#### Records provided ####

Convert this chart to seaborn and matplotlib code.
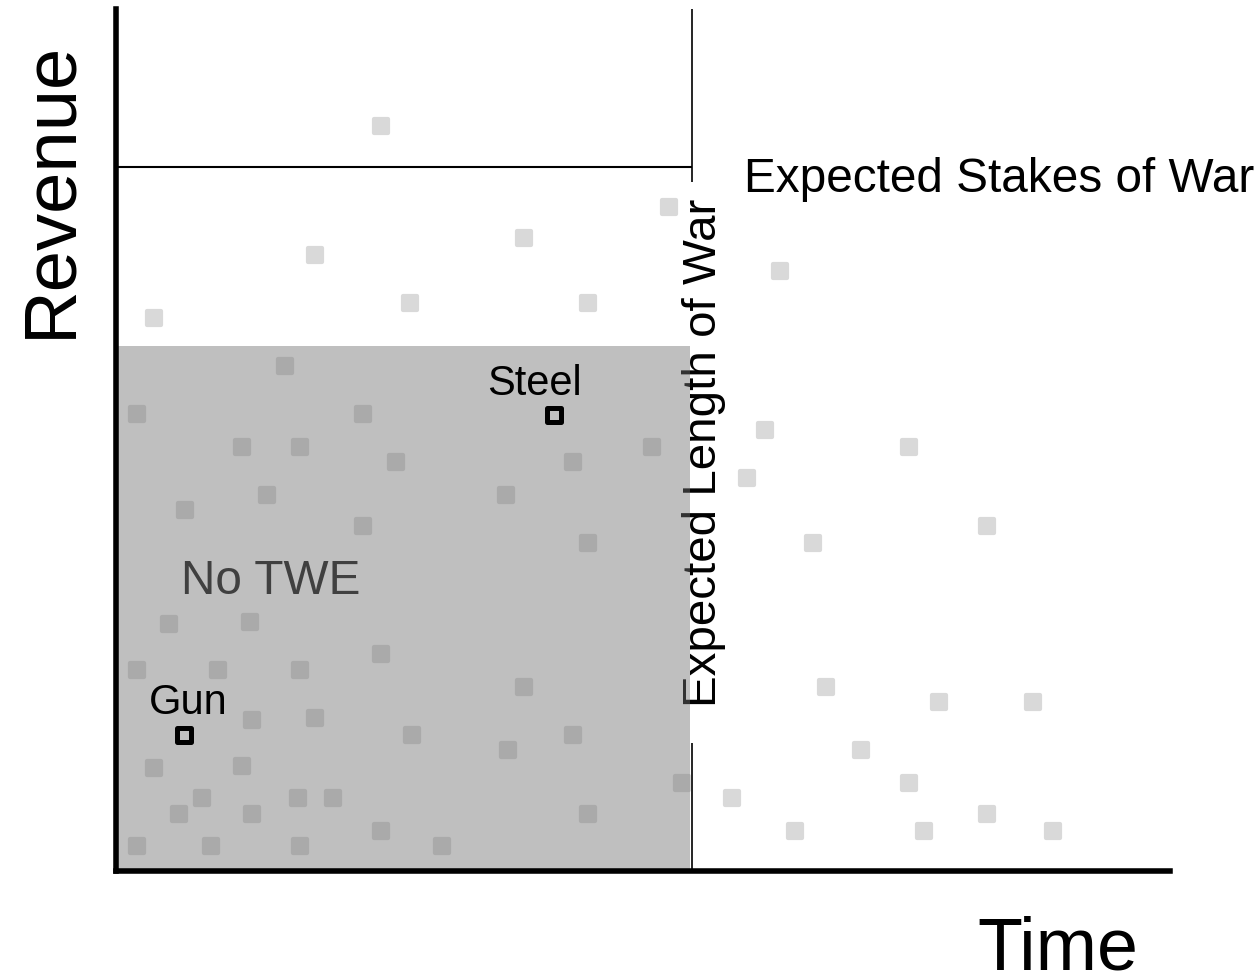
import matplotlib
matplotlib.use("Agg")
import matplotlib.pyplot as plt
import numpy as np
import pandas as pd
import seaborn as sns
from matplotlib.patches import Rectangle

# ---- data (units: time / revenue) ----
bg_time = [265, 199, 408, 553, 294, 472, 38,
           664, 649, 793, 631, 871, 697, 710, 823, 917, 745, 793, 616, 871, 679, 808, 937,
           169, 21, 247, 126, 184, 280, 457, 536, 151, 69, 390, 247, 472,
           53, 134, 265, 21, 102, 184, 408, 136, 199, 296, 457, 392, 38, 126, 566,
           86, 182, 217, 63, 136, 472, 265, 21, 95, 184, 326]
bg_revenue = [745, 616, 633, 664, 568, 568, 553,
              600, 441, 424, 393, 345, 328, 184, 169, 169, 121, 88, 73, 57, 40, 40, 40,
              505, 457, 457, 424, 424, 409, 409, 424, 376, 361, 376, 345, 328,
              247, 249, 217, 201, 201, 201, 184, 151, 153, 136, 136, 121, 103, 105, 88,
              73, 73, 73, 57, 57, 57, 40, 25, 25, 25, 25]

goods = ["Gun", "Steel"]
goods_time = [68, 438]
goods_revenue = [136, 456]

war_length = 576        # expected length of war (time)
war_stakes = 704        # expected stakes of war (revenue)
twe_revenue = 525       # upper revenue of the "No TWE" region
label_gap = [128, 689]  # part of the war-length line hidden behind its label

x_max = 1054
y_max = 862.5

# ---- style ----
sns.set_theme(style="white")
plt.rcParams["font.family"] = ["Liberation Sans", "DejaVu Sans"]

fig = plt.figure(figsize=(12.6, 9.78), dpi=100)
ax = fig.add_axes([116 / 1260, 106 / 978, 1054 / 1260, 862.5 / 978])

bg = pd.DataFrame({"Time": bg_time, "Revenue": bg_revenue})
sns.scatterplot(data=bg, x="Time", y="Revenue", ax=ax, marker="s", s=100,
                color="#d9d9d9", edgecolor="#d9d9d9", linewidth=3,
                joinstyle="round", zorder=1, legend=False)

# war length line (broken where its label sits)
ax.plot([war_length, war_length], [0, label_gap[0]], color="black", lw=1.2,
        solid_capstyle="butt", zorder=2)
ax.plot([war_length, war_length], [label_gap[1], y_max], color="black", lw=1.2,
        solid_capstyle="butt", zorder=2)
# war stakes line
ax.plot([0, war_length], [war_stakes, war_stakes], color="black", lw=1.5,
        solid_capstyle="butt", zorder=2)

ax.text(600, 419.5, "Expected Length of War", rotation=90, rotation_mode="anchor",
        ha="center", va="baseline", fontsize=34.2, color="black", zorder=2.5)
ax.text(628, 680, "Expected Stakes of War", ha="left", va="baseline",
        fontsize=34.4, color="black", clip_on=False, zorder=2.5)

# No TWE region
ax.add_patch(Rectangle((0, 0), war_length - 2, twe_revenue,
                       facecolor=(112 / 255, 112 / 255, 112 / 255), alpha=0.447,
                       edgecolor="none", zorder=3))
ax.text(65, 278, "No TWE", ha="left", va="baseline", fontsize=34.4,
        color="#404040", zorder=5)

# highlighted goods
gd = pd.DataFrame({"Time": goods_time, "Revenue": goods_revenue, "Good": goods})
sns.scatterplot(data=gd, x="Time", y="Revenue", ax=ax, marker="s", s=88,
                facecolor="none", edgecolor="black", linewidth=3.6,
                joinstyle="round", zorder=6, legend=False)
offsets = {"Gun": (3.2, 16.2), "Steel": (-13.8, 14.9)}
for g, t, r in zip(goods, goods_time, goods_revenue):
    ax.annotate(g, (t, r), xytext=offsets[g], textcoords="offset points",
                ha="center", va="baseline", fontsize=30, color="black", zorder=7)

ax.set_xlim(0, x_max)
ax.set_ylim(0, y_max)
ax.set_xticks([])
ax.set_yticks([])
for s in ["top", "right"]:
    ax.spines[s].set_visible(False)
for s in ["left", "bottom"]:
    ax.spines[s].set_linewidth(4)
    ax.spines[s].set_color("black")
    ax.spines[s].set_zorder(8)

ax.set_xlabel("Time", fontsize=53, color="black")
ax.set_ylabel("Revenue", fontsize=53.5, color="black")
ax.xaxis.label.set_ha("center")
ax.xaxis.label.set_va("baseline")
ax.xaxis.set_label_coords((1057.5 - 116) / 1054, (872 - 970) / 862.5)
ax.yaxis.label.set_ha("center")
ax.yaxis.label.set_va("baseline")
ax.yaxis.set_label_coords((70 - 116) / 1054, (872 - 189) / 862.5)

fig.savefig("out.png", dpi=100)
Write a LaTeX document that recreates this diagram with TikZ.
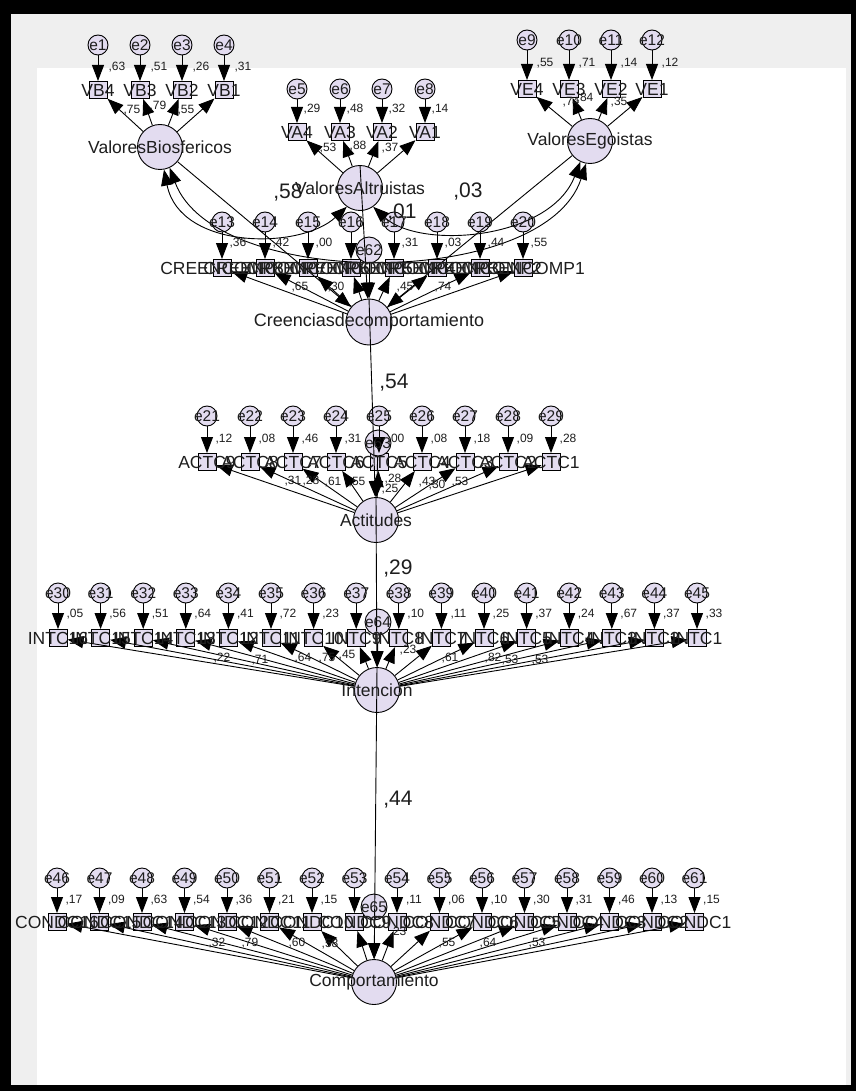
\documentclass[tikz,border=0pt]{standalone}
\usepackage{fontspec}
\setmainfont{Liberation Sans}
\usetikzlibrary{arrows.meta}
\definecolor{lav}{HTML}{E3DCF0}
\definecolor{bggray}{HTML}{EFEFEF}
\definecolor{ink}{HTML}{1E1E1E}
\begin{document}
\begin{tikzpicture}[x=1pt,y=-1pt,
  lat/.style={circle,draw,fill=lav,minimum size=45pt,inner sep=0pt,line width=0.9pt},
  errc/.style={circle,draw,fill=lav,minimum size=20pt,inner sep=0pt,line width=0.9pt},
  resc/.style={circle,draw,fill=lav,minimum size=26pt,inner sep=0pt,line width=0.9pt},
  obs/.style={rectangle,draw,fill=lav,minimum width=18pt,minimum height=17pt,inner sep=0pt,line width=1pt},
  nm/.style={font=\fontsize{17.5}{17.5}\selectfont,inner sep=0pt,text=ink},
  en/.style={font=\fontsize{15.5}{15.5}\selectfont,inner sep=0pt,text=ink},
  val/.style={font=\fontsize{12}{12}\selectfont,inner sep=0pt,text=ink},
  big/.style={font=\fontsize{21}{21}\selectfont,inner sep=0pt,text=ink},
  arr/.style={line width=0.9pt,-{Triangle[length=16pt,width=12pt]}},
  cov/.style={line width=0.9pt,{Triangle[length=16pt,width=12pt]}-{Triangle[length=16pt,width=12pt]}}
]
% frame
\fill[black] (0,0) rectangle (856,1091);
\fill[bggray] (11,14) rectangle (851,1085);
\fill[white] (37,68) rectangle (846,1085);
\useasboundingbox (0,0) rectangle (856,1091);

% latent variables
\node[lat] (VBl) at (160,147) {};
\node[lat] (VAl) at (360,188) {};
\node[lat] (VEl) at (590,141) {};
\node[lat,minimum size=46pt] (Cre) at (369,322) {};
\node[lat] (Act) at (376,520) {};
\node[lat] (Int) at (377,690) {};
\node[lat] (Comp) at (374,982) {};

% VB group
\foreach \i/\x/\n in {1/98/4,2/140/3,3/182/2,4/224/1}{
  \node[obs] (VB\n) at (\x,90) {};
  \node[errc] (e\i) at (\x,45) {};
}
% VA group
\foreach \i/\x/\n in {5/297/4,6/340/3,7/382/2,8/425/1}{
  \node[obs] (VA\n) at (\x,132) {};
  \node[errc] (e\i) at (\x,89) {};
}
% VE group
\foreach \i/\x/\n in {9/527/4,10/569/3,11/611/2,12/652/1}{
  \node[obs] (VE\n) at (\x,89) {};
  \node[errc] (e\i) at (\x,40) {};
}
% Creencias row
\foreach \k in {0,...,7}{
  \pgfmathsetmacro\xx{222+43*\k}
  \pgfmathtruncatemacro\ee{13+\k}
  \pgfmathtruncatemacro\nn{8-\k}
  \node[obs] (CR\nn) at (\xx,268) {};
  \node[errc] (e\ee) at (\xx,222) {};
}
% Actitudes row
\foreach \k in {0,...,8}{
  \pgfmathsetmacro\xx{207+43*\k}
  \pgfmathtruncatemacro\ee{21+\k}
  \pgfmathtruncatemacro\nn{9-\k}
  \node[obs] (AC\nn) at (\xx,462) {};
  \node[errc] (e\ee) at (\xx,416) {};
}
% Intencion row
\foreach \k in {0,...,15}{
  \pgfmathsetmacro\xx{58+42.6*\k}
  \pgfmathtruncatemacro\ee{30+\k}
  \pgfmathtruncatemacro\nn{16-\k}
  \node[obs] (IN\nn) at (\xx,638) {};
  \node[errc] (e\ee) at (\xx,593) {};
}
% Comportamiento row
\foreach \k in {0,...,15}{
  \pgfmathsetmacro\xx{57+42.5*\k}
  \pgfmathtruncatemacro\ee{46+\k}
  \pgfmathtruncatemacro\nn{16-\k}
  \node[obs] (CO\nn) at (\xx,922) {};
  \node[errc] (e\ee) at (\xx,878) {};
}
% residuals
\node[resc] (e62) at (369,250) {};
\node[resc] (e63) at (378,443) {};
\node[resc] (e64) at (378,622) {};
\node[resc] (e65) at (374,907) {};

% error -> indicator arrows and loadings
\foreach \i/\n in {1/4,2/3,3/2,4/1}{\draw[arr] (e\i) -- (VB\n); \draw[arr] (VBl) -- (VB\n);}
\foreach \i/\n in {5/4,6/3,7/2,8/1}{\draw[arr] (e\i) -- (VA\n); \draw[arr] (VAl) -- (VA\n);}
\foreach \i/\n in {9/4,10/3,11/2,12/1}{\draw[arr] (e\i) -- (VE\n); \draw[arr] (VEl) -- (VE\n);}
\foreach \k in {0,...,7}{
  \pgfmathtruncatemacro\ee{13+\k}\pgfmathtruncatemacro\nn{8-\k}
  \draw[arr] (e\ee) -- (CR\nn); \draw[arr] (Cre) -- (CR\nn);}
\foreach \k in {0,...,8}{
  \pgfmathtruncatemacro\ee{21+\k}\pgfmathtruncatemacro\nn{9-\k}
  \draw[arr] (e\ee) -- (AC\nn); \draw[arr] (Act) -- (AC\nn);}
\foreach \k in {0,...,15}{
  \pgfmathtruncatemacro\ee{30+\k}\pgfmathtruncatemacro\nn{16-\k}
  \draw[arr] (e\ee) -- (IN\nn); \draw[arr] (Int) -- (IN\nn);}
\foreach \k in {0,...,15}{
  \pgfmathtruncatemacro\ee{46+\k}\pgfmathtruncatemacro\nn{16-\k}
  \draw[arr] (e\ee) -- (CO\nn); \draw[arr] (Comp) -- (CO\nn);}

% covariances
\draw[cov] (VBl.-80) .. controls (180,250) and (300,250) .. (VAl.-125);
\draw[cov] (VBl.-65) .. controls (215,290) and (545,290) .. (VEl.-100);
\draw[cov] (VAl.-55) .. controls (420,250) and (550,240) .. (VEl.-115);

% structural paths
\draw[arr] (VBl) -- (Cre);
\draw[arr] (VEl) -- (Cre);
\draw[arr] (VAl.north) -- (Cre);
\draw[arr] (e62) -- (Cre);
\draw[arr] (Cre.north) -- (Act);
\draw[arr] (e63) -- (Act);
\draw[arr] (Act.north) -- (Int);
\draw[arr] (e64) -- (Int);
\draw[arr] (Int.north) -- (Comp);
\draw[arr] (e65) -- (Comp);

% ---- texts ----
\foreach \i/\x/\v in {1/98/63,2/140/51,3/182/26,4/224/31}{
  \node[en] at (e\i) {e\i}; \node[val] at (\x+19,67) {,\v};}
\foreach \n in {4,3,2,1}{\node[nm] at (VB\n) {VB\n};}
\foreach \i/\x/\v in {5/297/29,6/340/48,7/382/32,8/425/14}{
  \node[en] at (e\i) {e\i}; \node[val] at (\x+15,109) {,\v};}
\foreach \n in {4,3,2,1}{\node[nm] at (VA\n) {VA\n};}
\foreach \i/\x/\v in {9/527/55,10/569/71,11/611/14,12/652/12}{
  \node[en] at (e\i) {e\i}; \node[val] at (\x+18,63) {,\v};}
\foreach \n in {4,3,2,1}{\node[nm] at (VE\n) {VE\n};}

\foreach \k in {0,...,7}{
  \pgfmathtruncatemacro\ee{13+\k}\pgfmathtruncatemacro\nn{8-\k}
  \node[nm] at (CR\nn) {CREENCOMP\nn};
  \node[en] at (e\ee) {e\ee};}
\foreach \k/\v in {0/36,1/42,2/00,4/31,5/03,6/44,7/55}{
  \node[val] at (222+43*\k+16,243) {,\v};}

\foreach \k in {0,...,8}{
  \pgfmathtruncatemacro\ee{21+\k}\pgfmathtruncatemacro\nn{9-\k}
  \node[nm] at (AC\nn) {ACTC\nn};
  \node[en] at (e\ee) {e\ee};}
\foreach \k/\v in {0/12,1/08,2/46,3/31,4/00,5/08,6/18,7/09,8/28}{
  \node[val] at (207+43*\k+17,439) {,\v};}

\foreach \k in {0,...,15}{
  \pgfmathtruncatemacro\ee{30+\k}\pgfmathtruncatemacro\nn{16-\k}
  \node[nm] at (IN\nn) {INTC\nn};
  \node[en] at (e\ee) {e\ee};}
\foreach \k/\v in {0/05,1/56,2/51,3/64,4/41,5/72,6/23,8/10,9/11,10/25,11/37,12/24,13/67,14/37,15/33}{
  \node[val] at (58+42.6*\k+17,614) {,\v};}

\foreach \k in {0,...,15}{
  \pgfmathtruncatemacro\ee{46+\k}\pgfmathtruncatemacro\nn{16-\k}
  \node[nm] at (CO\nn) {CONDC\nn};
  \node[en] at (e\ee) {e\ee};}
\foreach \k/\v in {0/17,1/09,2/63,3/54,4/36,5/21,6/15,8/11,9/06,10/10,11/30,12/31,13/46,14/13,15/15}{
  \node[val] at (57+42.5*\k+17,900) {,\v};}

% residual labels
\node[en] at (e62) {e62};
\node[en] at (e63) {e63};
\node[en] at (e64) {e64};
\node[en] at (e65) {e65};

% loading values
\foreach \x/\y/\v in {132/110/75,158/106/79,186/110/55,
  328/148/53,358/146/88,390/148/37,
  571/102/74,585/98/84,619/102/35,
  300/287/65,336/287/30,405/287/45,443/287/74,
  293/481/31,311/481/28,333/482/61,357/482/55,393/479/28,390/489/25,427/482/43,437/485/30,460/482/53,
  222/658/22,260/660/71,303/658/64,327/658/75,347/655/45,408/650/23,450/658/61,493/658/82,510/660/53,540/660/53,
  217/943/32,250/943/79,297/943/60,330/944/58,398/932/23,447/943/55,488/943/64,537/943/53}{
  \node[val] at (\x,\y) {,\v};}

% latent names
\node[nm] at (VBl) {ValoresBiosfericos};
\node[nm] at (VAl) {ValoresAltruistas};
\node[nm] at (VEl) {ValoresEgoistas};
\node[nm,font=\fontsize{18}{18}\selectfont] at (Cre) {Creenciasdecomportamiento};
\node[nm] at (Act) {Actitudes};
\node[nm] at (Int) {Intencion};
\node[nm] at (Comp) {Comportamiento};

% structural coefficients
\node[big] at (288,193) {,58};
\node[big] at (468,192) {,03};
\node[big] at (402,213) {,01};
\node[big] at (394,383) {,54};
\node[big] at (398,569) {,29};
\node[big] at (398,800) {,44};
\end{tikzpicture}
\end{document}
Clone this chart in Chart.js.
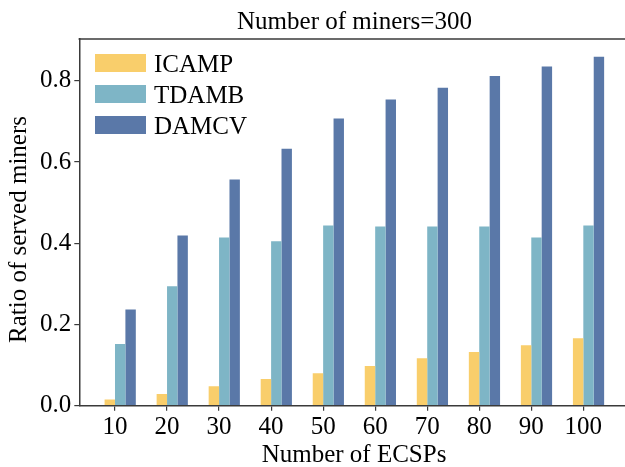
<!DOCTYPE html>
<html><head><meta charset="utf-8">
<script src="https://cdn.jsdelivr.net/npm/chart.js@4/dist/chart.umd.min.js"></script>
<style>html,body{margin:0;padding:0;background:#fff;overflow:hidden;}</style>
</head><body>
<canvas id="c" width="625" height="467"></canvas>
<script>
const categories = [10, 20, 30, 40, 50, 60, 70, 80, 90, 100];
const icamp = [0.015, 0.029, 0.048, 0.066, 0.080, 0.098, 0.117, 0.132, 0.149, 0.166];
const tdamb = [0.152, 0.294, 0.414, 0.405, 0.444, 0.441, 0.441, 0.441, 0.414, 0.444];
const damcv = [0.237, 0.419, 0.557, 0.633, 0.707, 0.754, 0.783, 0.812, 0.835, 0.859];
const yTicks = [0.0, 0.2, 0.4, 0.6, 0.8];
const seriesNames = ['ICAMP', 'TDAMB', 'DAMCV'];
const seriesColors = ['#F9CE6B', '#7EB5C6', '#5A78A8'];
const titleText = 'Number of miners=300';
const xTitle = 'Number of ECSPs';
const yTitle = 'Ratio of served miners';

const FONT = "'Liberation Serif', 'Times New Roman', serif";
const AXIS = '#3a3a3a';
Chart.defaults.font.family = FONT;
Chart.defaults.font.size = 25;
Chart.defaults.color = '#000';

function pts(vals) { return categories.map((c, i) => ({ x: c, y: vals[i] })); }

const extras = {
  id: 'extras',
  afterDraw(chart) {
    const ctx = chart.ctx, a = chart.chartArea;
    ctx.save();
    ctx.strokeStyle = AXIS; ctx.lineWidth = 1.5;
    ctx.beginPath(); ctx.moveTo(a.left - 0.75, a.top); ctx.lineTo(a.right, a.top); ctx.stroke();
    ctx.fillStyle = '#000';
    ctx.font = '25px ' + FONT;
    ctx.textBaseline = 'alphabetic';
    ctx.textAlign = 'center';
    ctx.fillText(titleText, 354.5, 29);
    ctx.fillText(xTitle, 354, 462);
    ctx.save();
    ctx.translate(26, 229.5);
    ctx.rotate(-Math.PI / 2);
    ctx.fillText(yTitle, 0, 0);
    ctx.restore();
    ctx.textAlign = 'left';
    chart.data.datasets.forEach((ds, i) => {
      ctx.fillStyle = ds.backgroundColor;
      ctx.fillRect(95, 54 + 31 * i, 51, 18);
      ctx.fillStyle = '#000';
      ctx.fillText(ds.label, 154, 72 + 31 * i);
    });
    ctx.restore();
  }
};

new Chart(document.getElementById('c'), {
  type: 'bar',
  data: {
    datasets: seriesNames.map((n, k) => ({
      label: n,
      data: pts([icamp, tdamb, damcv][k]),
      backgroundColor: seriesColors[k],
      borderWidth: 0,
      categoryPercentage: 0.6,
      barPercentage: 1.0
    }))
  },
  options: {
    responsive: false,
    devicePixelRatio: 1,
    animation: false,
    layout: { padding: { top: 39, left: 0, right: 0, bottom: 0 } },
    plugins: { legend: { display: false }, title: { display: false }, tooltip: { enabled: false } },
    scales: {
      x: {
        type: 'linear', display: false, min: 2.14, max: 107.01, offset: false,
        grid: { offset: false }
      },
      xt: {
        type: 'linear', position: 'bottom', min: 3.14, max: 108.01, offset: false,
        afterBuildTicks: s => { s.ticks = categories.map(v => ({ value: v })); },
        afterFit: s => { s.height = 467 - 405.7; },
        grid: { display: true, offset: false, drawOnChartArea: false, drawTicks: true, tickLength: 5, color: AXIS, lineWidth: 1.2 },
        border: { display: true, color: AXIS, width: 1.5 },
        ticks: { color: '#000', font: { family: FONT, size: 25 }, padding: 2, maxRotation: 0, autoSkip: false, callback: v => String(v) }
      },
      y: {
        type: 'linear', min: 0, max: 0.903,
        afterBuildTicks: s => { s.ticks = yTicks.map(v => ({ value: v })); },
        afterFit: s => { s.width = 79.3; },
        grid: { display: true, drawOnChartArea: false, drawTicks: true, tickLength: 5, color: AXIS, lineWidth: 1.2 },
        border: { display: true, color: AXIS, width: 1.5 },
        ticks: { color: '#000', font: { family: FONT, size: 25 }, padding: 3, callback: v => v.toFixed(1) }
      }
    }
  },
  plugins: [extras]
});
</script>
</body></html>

####

- [Written problem]
Return the lines exactly as they stand, from the start of the entries through the line holding "from matplotlib.patches import Rectangle"; omit the pictures.

- [Output for this task]
Convert this chart to seaborn and matplotlib code.
import matplotlib
matplotlib.use("Agg")
import matplotlib.pyplot as plt
import numpy as np
import pandas as pd
import seaborn as sns
from matplotlib.patches import Rectangle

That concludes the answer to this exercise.